A Cat Power record is reminiscent of a Nick Drake record: no matter how bright the sun is shining outside, Chan Marshall’s music has the ability to transform physical matter. Her sound aesthetic adds a weight to any room, a sort of shifting intimate discomfort.
America has a long history of falling in love with the work of depressed artists. Novelists, painters, and musicians have long wrapped death and decay around their female protagonists, bringing about trapped circumstances and untimely ends. The sad female. We count on her to wake us up, to punch us in the stomach so hard that we have to take a quick deep breath. And like so many characters and artists who came before her, Chan Marshall is an artist for low, low people on sad, sad walks. And we can’t take our eyes off of her.
26 Feb 2003: Bimbo's 365 Club San Francisco
Reports of Marshall’s paralyzing stage fright have been greatly exaggerated, mutated and twisted by fans and press. But it adds to the mythology forming the act known as Cat Power. She seems to address all of this in “I Don’t Blame You”, the opening track on her latest release, You Are Free:
Last time I saw you/
You were on stage/
Your hair was wild/
Your eyes were bright and you were in a rage/
You were swinging your guitar around/
Cause they wanted to hear that sound/
But you didn’t want to play/
And I don’t blame you
I don’t blame you/
I don’t blame you
Some critics have posited that she’s singing about Kurt Cobain, but Marshall has publicly repudiated that wild stab. It sounds more like a spooky internal meditation, a conversation with herself about being on stage, about the process of going public with her art.
It’s been five long years since Marshall released new, original material. 1998’s spare and bluesy Moon Pix reached more listeners, but it also pegged Marshall as a chronic downer with little or no emotional range. Marshall’s label (Matador Records) says of the new record: “This is not easy listening.” And that’s pretty accurate. So the question on the group-mind of tonight’s San Francisco’s audience is, how will all of this translate live?
Everyone’s read the press on the Chan Marshall Experience, the “anti-concert.” The New York Times is on record describing her show as an “inversion of standard rock performance ethics.” Maybe it’s like a car crash—you don’t want to look, you have to look. Will tonight be disastrous? The collective anxiety seems to be generating attention for Marshall—she’s on the cover of the San Francisco Bay Guardian; she’s a sold-out headliner at Noise Pop, one of the country’s flagship indie-rock festivals. She’s a star (to prove it, she’s even got celebrities on the new record: Eddie Vedder and Dave Grohl).
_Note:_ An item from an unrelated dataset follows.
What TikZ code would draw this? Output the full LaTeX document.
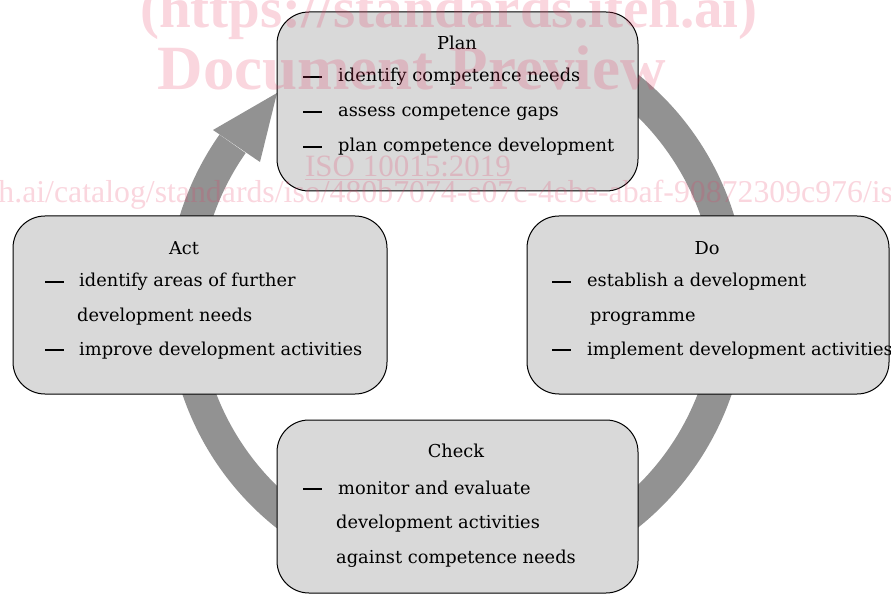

Live, the four-piece band is missing the dexterity of the studio sound. Most of the set remains locked into the same slow thick tempo; moments that are brilliant on the album are reduced to a homogenous blur live. The addition of three backing musicians (Will Fratesi on drums, Coleman Lewis on guitar, and Margaret White on violin, bass, keyboards) is cause for wide-open expectant eyes in the audience. On the album, a few tracks actually Rock. (Check out “Free” and “He War”.). But where You Are Free shows an attention to production detail on each song, with distinct layers of careful vocal overdubs and subtle percussive and instrumental adventuring, the live mix is absent of that same intention. The overall sound is less subtle and nuanced; the band’s not performing as a unit.
And then there’s Marshall’s distracting stage presence. Her first concern of the night is visual. “Turn those bright spotlights down,” she instructs the stage crew as the already dim red light is taken down to shadows. “Turn my vocals down.” Her hair is in her face, she doesn’t acknowledge the crowd’s infatuated shouts (“What would the community think?” one person shouts, in reference to the 1996 album. “I’m in love with you,” screams another.) There’s little (or no) interaction with her band mates—each musician seems to be performing in isolation. And you can hear it in the music.
The second song endures an interruption in the middle of the second verse. Marshall scolds, “Is there reverb on this guitar? Where’s the reverb?” The audience shifts its feet uncomfortably—but the weirdness pretty much ends here. For the rest of the set Marshall is mostly mute. And still, she is adored. The crowd stands quietly, smashed together, watching her. We may never be this close to each other again, but for a moment we’re here, trapped in a mob of our own choosing, clamoring to hear this reluctant performer, hoping to be close, to each other and to her, as she pushes us away, and we fall in love anyhow.